The story does not end on the page, and this space belongs to the reader as much as to the writer. Take a moment to share your reflections in the comments below, because the deeds of the Lord are meant to pass from one generation and one heart to the next, and your voice may be exactly the encouragement another reader needs today.
- In Hosea 2:16-22, God promises to lead his bride into the wilderness and to betroth her to himself with fidelity forever. What idol or false security is God gently inviting you to leave behind so that he can speak tenderly to your heart?
- In Psalm 145:2-9, the psalmist resolves to bless the Lord every single day and celebrates a God who is slow to anger and abounding in mercy.
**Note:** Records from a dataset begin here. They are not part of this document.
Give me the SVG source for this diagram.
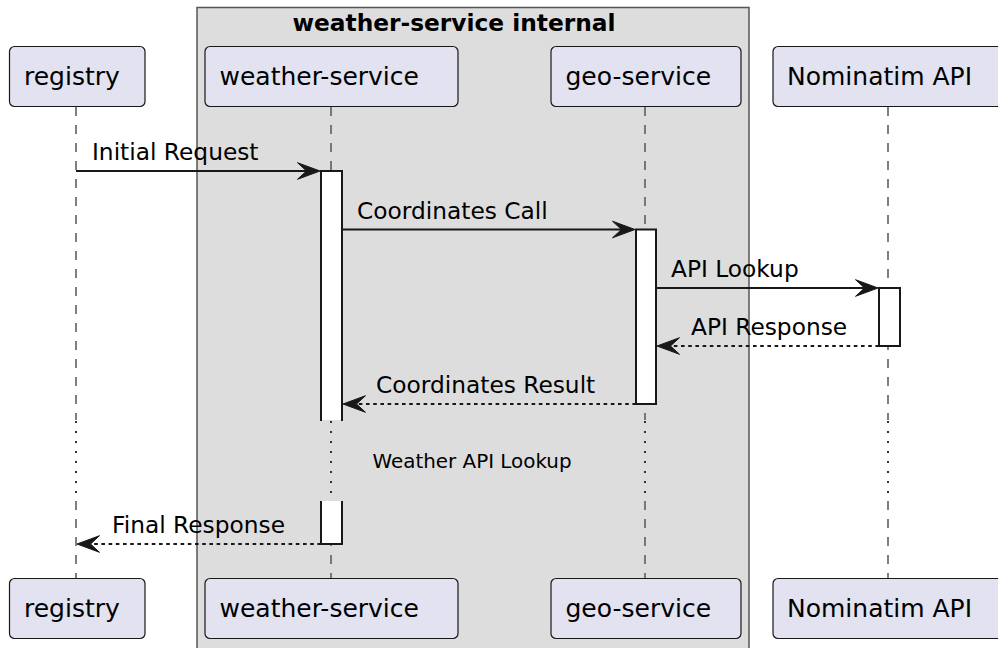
<svg xmlns="http://www.w3.org/2000/svg" width="998" height="648" viewBox="0 0 998 648">
<defs>
<style>
.part{fill:#E2E2F0;stroke:#181818;stroke-width:1.2}
.ptxt{font-family:"DejaVu Sans",sans-serif;font-size:25px;fill:#000}
.mtxt{font-family:"DejaVu Sans",sans-serif;font-size:23.3px;fill:#000}
.life{stroke:#555;stroke-width:1.5;stroke-dasharray:9 9;fill:none}
.delay{stroke:#333;stroke-width:2;stroke-dasharray:2 8;fill:none}
.msg{stroke:#181818;stroke-width:2;fill:none}
.ret{stroke:#181818;stroke-width:2;fill:none;stroke-dasharray:3.6 3.6}
.act{fill:#fff;stroke:none}
.actb{fill:none;stroke:#181818;stroke-width:2}
.head{fill:#181818;stroke:#181818;stroke-width:1}
</style>
</defs>
<rect width="998" height="648" fill="#fff"/>
<g id="group-weather-service-internal">
<rect x="197" y="7.5" width="552" height="660" fill="#DDDDDD" stroke="#555" stroke-width="1.5"/>
<text x="454" y="31" text-anchor="middle" font-family="DejaVu Sans,sans-serif" font-size="23.3" font-weight="bold">weather-service internal</text>
</g>
<g id="lifelines">
<path class="life" d="M76 107V420M76 501V578M331 107V420M331 501V578M645 107V420M645 501V578M888 107V420M888 501V578"/>
<path class="delay" d="M76 421V500M331 421V500M645 421V500M888 421V500"/>
</g>
<g id="activations">
<rect class="act" x="321" y="171" width="21" height="249"/>
<path class="actb" d="M321 421V171H342V421"/>
<rect class="act" x="321" y="501" width="21" height="43"/>
<path class="actb" d="M321 501V544H342V501"/>
<rect x="636" y="229.5" width="20" height="174.5" fill="#fff" stroke="#181818" stroke-width="2"/>
<rect x="879" y="288" width="21" height="58" fill="#fff" stroke="#181818" stroke-width="2"/>
</g>
<g id="connectors">
<g id="m1">
<path class="msg" d="M76 171H312"/>
<path class="head" d="M320 171L297.5 162.7L306.5 171L297.5 179.3Z"/>
<text class="mtxt" x="92" y="160">Initial Request</text>
</g>
<g id="m2">
<path class="msg" d="M342 229.5H627"/>
<path class="head" d="M635 229.5L612.5 221.2L621.5 229.5L612.5 237.8Z"/>
<text class="mtxt" x="357" y="219">Coordinates Call</text>
</g>
<g id="m3">
<path class="msg" d="M656 288H870"/>
<path class="head" d="M878 288L855.5 279.7L864.5 288L855.5 296.3Z"/>
<text class="mtxt" x="671" y="277">API Lookup</text>
</g>
<g id="m4">
<path class="ret" d="M879 346H665"/>
<path class="head" d="M657 346L679.5 337.7L670.5 346L679.5 354.3Z"/>
<text class="mtxt" x="691" y="335">API Response</text>
</g>
<g id="m5">
<path class="ret" d="M636 404H351"/>
<path class="head" d="M343 404L365.5 395.7L356.5 404L365.5 412.3Z"/>
<text class="mtxt" x="376" y="393">Coordinates Result</text>
</g>
<g id="m6">
<path class="ret" d="M321 544H85"/>
<path class="head" d="M77 544L99.5 535.7L90.5 544L99.5 552.3Z"/>
<text class="mtxt" x="112" y="533">Final Response</text>
</g>
<text x="372.5" y="468" font-family="DejaVu Sans,sans-serif" font-size="19.9">Weather API Lookup</text>
</g>
<g id="registry">
<rect class="part" x="9.5" y="46.5" width="135.5" height="60" rx="5"/>
<text class="ptxt" x="24" y="85">registry</text>
<rect class="part" x="9.5" y="578.5" width="135.5" height="60" rx="5"/>
<text class="ptxt" x="24" y="617">registry</text>
</g>
<g id="weather-service">
<rect class="part" x="205" y="46.5" width="253" height="60" rx="5"/>
<text class="ptxt" x="219.5" y="85">weather-service</text>
<rect class="part" x="205" y="578.5" width="253" height="60" rx="5"/>
<text class="ptxt" x="219.5" y="617">weather-service</text>
</g>
<g id="geo-service">
<rect class="part" x="551" y="46.5" width="190" height="60" rx="5"/>
<text class="ptxt" x="565.5" y="85">geo-service</text>
<rect class="part" x="551" y="578.5" width="190" height="60" rx="5"/>
<text class="ptxt" x="565.5" y="617">geo-service</text>
</g>
<g id="nominatim-api">
<rect class="part" x="773" y="46.5" width="230" height="60" rx="5"/>
<text class="ptxt" x="787" y="85">Nominatim API</text>
<rect class="part" x="773" y="578.5" width="230" height="60" rx="5"/>
<text class="ptxt" x="787" y="617">Nominatim API</text>
</g>
</svg>
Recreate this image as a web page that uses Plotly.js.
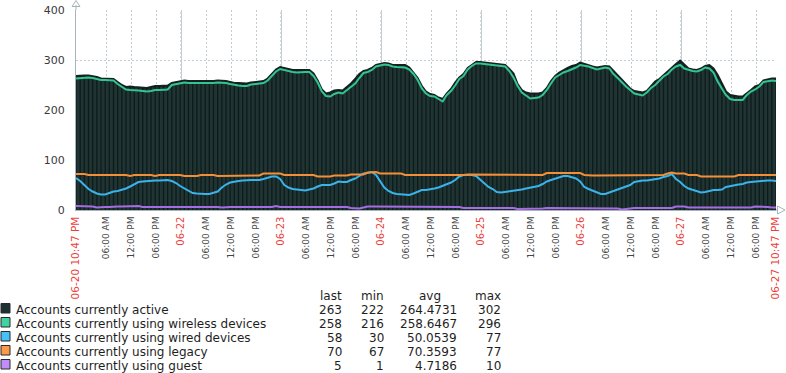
<!DOCTYPE html>
<html><head><meta charset="utf-8">
<script src="https://cdn.plot.ly/plotly-3.0.1.min.js"></script>
<style>html,body{margin:0;padding:0;background:#fff;}#chart{width:786px;height:373px;}</style>
</head><body><div id="chart"></div>
<script>
// hourly samples starting 06-20 10:47 PM
const startUTC = Date.UTC(2023, 5, 20, 22, 47);

const active = [
268,269,269,269,268,266,263,263,262,262,
256,250,246,247,246,245,244,244,246,248,
248,248,249,254,256,258,259,258,258,257,
257,257,258,258,259,259,258,256,254,254,
253,253,255,256,256,258,263,271,281,286,
284,281,280,280,280,280,280,273,259,241,
233,235,239,240,239,246,253,262,272,278,
280,284,290,292,294,293,290,290,290,290,
285,275,264,248,237,232,230,225,222,233,
242,255,265,272,284,290,296,296,295,294,
292,291,290,290,282,273,252,240,235,233,
233,233,235,244,258,268,275,280,284,288,
290,295,292,290,287,285,286,288,287,278,
270,259,250,243,238,236,235,238,248,257,
262,270,276,285,292,299,290,283,281,280,
283,288,290,283,270,252,237,230,228,227,
227,233,240,247,250,259,261,263,263];

const wireless = [
263,264,265,265,264,262,260,260,259,259,
252,246,241,240,240,239,238,237,238,240,
240,241,241,250,252,254,255,254,254,253,
253,253,254,254,255,255,254,252,250,249,
248,248,251,252,252,254,259,267,277,282,
280,277,276,275,276,276,276,268,255,237,
228,227,232,235,233,240,247,253,264,274,
276,280,287,289,291,290,287,286,286,285,
281,272,260,243,233,228,227,222,217,230,
238,249,262,268,281,288,293,293,292,291,
289,288,287,287,278,265,248,235,229,223,
224,225,230,240,253,265,270,275,278,281,
285,290,289,287,284,281,283,285,283,272,
264,255,247,240,233,231,229,235,244,250,
258,267,272,281,287,290,283,280,278,277,
280,285,283,275,257,243,230,222,220,220,
220,230,237,241,247,256,258,259,258];

const wired = [
64,58,50,42,37,33,31,31,34,37,
38,40,43,47,51,56,57,58,58,59,
59,59,60,58,54,48,43,38,34,33,
32,32,32,34,37,45,51,55,57,58,
59,60,60,60,60,62,65,67,67,62,
50,45,42,41,40,39,41,43,47,50,
50,50,53,57,56,56,60,63,68,73,
74,76,70,58,45,38,34,32,31,30,
30,33,37,40,40,41,43,45,48,51,
55,60,67,70,70,70,68,60,52,46,
42,36,35,36,37,38,39,41,43,45,
46,48,52,57,60,63,66,68,68,66,
63,57,46,42,39,35,32,32,35,37,
40,43,47,50,56,58,59,59,60,61,
63,66,68,72,62,56,48,43,40,37,
35,36,38,40,40,41,46,48,50,51,
52,55,56,57,57,59,59,59,58];

const legacy = [
72,72,72,70,70,70,70,70,70,70,
70,70,70,68,70,70,70,70,70,68,
70,70,70,70,70,70,68,68,68,68,
70,70,70,70,68,68,68,68,68,68,
68,68,69,69,69,73,73,73,73,73,
70,70,70,70,70,70,70,70,67,67,
67,67,69,69,69,69,71,71,71,71,
75,75,76,73,73,73,73,73,73,70,
70,70,70,70,70,69,70,70,69,70,
70,70,70,70,71,71,71,71,70,70,
70,70,70,70,70,70,70,70,70,70,
70,70,70,74,74,74,74,74,74,74,
74,74,70,69,69,69,69,69,69,69,
69,69,69,70,70,70,70,70,70,70,
70,70,73,75,73,73,73,70,70,70,
67,67,67,67,67,67,67,67,67,70,
70,70,70,70,70,70,70,70,70];

const guest = [
8,8,7,7,7,5,6,6,6,7,
7,7,7,7,8,8,6,6,6,7,
7,6,6,6,6,6,6,6,6,6,
6,6,6,6,6,5,6,6,6,6,
6,6,6,6,7,6,7,6,8,6,
6,6,6,6,6,7,6,6,6,6,
6,6,6,6,6,6,4,3,3,5,
7,7,7,7,7,7,7,7,7,7,
7,7,7,7,7,7,7,6,6,6,
6,6,6,4,4,4,4,4,4,4,
5,5,5,5,5,4,2,2,2,2,
2,2,3,4,4,4,4,4,4,4,
4,4,4,4,4,4,3,3,3,3,
3,1,2,4,4,4,4,4,4,4,
4,4,4,4,7,7,7,5,5,5,
5,6,6,6,5,5,5,5,5,5,
5,5,5,7,7,7,6,5,5];

const tickTimes = [
'2023-06-20 22:47',
'2023-06-21 06:00','2023-06-21 12:00','2023-06-21 18:00',
'2023-06-22 00:00','2023-06-22 06:00','2023-06-22 12:00','2023-06-22 18:00',
'2023-06-23 00:00','2023-06-23 06:00','2023-06-23 12:00','2023-06-23 18:00',
'2023-06-24 00:00','2023-06-24 06:00','2023-06-24 12:00','2023-06-24 18:00',
'2023-06-25 00:00','2023-06-25 06:00','2023-06-25 12:00','2023-06-25 18:00',
'2023-06-26 00:00','2023-06-26 06:00','2023-06-26 12:00','2023-06-26 18:00',
'2023-06-27 00:00','2023-06-27 06:00','2023-06-27 12:00','2023-06-27 18:00',
'2023-06-27 22:47'];
const tickLabels = [
'06-20 10:47 PM',
'06:00 AM','12:00 PM','06:00 PM',
'06-22','06:00 AM','12:00 PM','06:00 PM',
'06-23','06:00 AM','12:00 PM','06:00 PM',
'06-24','06:00 AM','12:00 PM','06:00 PM',
'06-25','06:00 AM','12:00 PM','06:00 PM',
'06-26','06:00 AM','12:00 PM','06:00 PM',
'06-27','06:00 AM','12:00 PM','06:00 PM',
'06-27 10:47 PM'];
const yTicks = [0, 100, 200, 300, 400];

const seriesNames = ['Accounts currently active','Accounts currently using wireless devices',
  'Accounts currently using wired devices','Accounts currently using legacy','Accounts currently using guest'];
const statHeaders = ['last','min','avg','max'];
const lastVals = [263, 258, 58, 70, 5];
const minVals = [222, 216, 30, 67, 1];
const avgVals = [264.4731, 258.6467, 50.0539, 70.3593, 4.7186];
const maxVals = [302, 296, 77, 77, 10];

// ---- styling ----
const FONT = 'DejaVu Sans';
const lineColors = ['#142222', '#33c490', '#39b3ea', '#f28f38', '#a66de2'];
const swatchColors = ['#1e3234', '#40d2a0', '#48c0f8', '#fa9a4c', '#c08ef8'];
const fillColor = '#203434';
const stripeColor = '#0f1b1b';
const gridLight = '#c3ccd3';
const gridDark = '#9eabb5';
const axisColor = '#a9b3bb';

function fmt(ms) { return new Date(ms).toISOString().slice(0, 19).replace('T', ' '); }
const times = active.map((_, i) => fmt(startUTC + i * 3600000));

// stripes: vertical seams at each sample
const sx = [], sy = [];
times.forEach((t, i) => { sx.push(t, t, null); sy.push(0, active[i], null); });

const traces = [
  {x: times, y: active, type: 'scatter', mode: 'lines', fill: 'tozeroy', fillcolor: fillColor,
   line: {color: lineColors[0], width: 2}, hoverinfo: 'skip'},
  {x: sx, y: sy, type: 'scatter', mode: 'lines', line: {color: stripeColor, width: 1.3}, hoverinfo: 'skip'},
  {x: times, y: wired, type: 'scatter', mode: 'lines', line: {color: lineColors[2], width: 2}},
  {x: times, y: legacy, type: 'scatter', mode: 'lines', line: {color: lineColors[3], width: 2}},
  {x: times, y: wireless, type: 'scatter', mode: 'lines', line: {color: lineColors[1], width: 2}},
  {x: times, y: guest, type: 'scatter', mode: 'lines', line: {color: lineColors[4], width: 2}},
];

const L = 76, R = 776, T = 10, B = 210;
const px = v => (v - L) / (R - L);
const py = v => (B - v) / (B - T);

const tickText = tickLabels.map((s, i) => {
  if (i === 0 || i === tickLabels.length - 1)
    return '<span style="color:#ec3f3b;font-size:10.5px">' + s + '</span>';
  if (s.indexOf(':') < 0)
    return '<span style="color:#ec3f3b;font-size:10px">' + s + '</span>';
  return s;
});

const shapes = [];
tickTimes.forEach((t, i) => {
  if (tickLabels[i].indexOf(':') < 0 && i !== 0 && i !== tickTimes.length - 1) {
    shapes.push({type: 'line', xref: 'x', yref: 'paper', x0: t, x1: t, y0: 0, y1: 1, layer: 'below',
      line: {color: gridDark, width: 1, dash: '2px,2px'}});
  }
});
// axis extension and arrows
shapes.push({type: 'line', xref: 'paper', yref: 'paper', x0: 1, x1: px(778), y0: 0, y1: 0,
  line: {color: axisColor, width: 1}});
shapes.push({type: 'path', xref: 'paper', yref: 'paper',
  path: `M ${px(777.5)},${py(206)} L ${px(785)},${py(210)} L ${px(777.5)},${py(214)} Z`,
  line: {color: axisColor, width: 1}, fillcolor: 'rgba(0,0,0,0)'});
shapes.push({type: 'line', xref: 'paper', yref: 'paper', x0: 0, x1: 0, y0: 1, y1: py(5),
  line: {color: axisColor, width: 1}});
shapes.push({type: 'path', xref: 'paper', yref: 'paper',
  path: `M ${px(72)},${py(6.5)} L ${px(76)},${py(0.5)} L ${px(80)},${py(6.5)} Z`,
  line: {color: axisColor, width: 1}, fillcolor: 'rgba(0,0,0,0)'});

// legend table
const annotations = [];
const rowY = [310, 324, 338, 352, 366];
const headerY = 296;
const colRight = [343, 385, 458.5, 502];
const headerRight = [343, 385, 442, 502];
const tfont = {family: FONT, size: 12, color: '#1e1e1e'};
statHeaders.forEach((h, j) => annotations.push({xref: 'paper', yref: 'paper', x: px(headerRight[j]), y: py(headerY),
  xanchor: 'right', yanchor: 'middle', text: h, showarrow: false, font: tfont, borderpad: 0}));
seriesNames.forEach((n, i) => {
  annotations.push({xref: 'paper', yref: 'paper', x: px(15), y: py(rowY[i]), xanchor: 'left', yanchor: 'middle',
    text: n, showarrow: false, font: tfont, borderpad: 0});
  const vals = [String(lastVals[i]), String(minVals[i]), avgVals[i].toFixed(4), String(maxVals[i])];
  vals.forEach((v, j) => annotations.push({xref: 'paper', yref: 'paper', x: px(colRight[j]), y: py(rowY[i]),
    xanchor: 'right', yanchor: 'middle', text: v, showarrow: false, font: tfont, borderpad: 0}));
  shapes.push({type: 'rect', xref: 'paper', yref: 'paper', x0: px(1), x1: px(10), y0: py(rowY[i] - 6.5), y1: py(rowY[i] + 3),
    fillcolor: swatchColors[i], line: {color: '#2a2a2a', width: 1}});
});

const layout = {
  width: 786, height: 373,
  margin: {l: L, r: 786 - R, t: T, b: 373 - B},
  paper_bgcolor: '#ffffff', plot_bgcolor: '#ffffff',
  showlegend: false,
  font: {family: FONT, color: '#3a3a3a'},
  xaxis: {type: 'date', range: [times[0], times[times.length - 1]], tickmode: 'array',
    tickvals: tickTimes, ticktext: tickText, tickangle: -90, tickfont: {family: FONT, size: 9, color: '#444'},
    showgrid: true, gridcolor: gridLight, griddash: '2px,2px', gridwidth: 1,
    showline: true, linecolor: axisColor, linewidth: 1, zeroline: false, ticks: '', ticklabelstandoff: 2,
    fixedrange: true},
  yaxis: {range: [0, 400], tickmode: 'array', tickvals: yTicks, ticktext: yTicks.map(String),
    tickfont: {family: FONT, size: 11, color: '#3a3a3a'},
    showgrid: true, gridcolor: gridLight, griddash: '2px,2px', gridwidth: 1,
    showline: true, linecolor: axisColor, linewidth: 1, zeroline: false, ticks: '', ticklabelstandoff: 8,
    fixedrange: true},
  shapes: shapes,
  annotations: annotations,
  hovermode: false,
};

Plotly.newPlot('chart', traces, layout, {displayModeBar: false, staticPlot: true});
</script>
</body></html>
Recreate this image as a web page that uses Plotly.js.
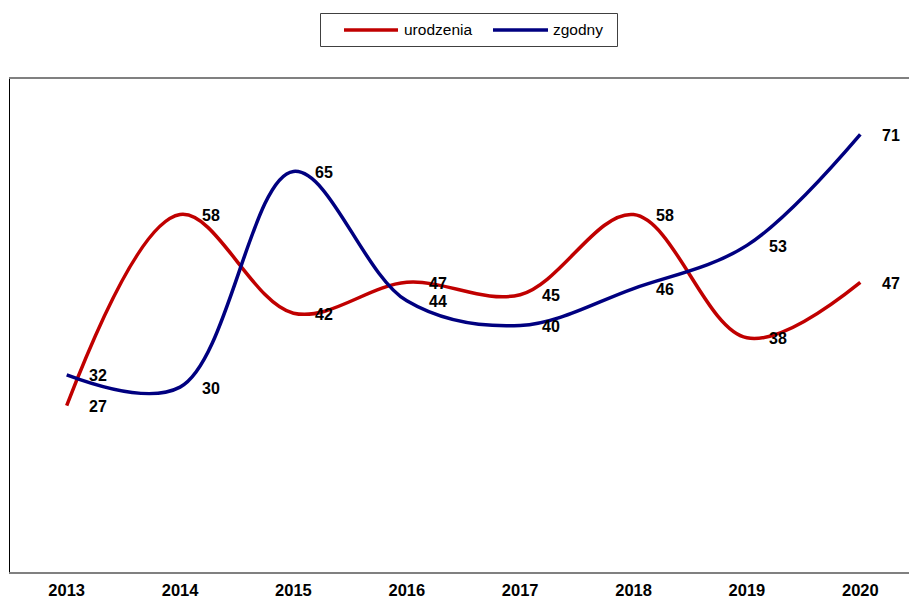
<!DOCTYPE html>
<html>
<head>
<meta charset="utf-8">
<script src="https://cdn.plot.ly/plotly-3.0.1.min.js"></script>
<style>
html,body{margin:0;padding:0;overflow:hidden;background:#fff;}
#chart{width:918px;height:599px;}
</style>
</head>
<body>
<div id="chart"></div>
<script>
var years = ["2013","2014","2015","2016","2017","2018","2019","2020"];
var urodzenia = [27, 58, 42, 47, 45, 58, 38, 47];
var zgodny = [32, 30, 65, 44, 40, 46, 53, 71];
var seriesNames = ["urodzenia", "zgodny"];
var seriesColors = ["#c00000", "#000080"];

var FONT = "Liberation Sans, Arial, sans-serif";
var allSeries = [urodzenia, zgodny];

// plot area geometry (pixels)
var W = 918, H = 599;
var M = {l: 10, r: 1, t: 79, b: 27};
var PW = W - M.l - M.r, PH = H - M.t - M.b;
function px2x(p){ return (p - M.l) / PW; }
function py2y(p){ return (H - M.b - p) / PH; }

var traces = allSeries.map(function(vals, i){
  return {
    type: "scatter",
    mode: "lines",
    x: years.map(function(_, j){ return j; }),
    y: vals,
    name: seriesNames[i],
    line: {color: seriesColors[i], width: 3.5, shape: "spline", smoothing: 1},
    hoverinfo: "skip",
    showlegend: false
  };
});

var annotations = [];
allSeries.forEach(function(vals){
  vals.forEach(function(v, j){
    annotations.push({
      x: j, y: v, xref: "x", yref: "y",
      text: "<b>" + v + "</b>", showarrow: false,
      xanchor: "left", yanchor: "middle", xshift: 20, yshift: -1,
      font: {family: FONT, size: 16, color: "#000"}
    });
  });
});

// manual legend
var shapes = [{
  type: "rect", xref: "paper", yref: "paper",
  x0: px2x(320.5), x1: px2x(617.5), y0: py2y(13.5), y1: py2y(46.5),
  line: {color: "#404040", width: 1}, fillcolor: "#fff"
}];
var legLines = [[344, 398], [493, 548]];
var legText = [402, 551];
seriesNames.forEach(function(n, i){
  shapes.push({
    type: "line", xref: "paper", yref: "paper",
    x0: px2x(legLines[i][0]), x1: px2x(legLines[i][1]), y0: py2y(30), y1: py2y(30),
    line: {color: seriesColors[i], width: 3.5}
  });
  annotations.push({
    xref: "paper", yref: "paper", x: px2x(legText[i]), y: py2y(30),
    xanchor: "left", yanchor: "middle", showarrow: false,
    text: n, font: {family: FONT, size: 15.5, color: "#000"}
  });
});

var layout = {
  width: W, height: H,
  margin: M,
  paper_bgcolor: "#fff", plot_bgcolor: "#fff",
  showlegend: false,
  xaxis: {
    type: "linear", range: [-0.5, 7.5],
    tickmode: "array", tickvals: years.map(function(_, j){ return j; }),
    ticktext: years.map(function(y){ return "<b>" + y + "</b>"; }),
    showgrid: false, zeroline: false,
    showline: true, linecolor: "#808080", linewidth: 2, mirror: true,
    ticks: "", ticklabelstandoff: 2,
    tickfont: {family: FONT, size: 16.5, color: "#000"},
    fixedrange: true
  },
  yaxis: {
    range: [0, 80], showgrid: false, zeroline: false,
    showline: true, linecolor: "#000", linewidth: 1.5,
    showticklabels: false, ticks: "", fixedrange: true
  },
  annotations: annotations,
  shapes: shapes
};

Plotly.newPlot("chart", traces, layout, {staticPlot: true});
</script>
</body>
</html>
What is one specific mercy from this past week that you can name and praise God for right now?
- In Matthew 9:18-26, a suffering woman reaches out to touch the tassel of Jesus and a grieving father begs him to raise his daughter. What long standing wound or fear have you hesitated to bring to Christ, and what would it take to reach for him in faith today?
- Across all three readings, God pursues, restores, and heals the very people the world had given up on. Where in your own life is God turning a valley of trouble into a door of hope, and how will you walk through it?
However heavy the burden feels, the God revealed in today’s readings is a God who draws near, who betroths in fidelity, and who touches even the untouchable to bring them back to life. May every reader carry this truth into the ordinary hours ahead, living each day in the faith of the woman who reached for Christ and the hope of the father who knelt before him, and doing all things with the same love and mercy that Jesus so freely poured out.
Sacred Heart of Jesus, we trust in You!
Immaculate Heart of Mary, pray for us!
Saint Michael the Archangel, defend us in battle!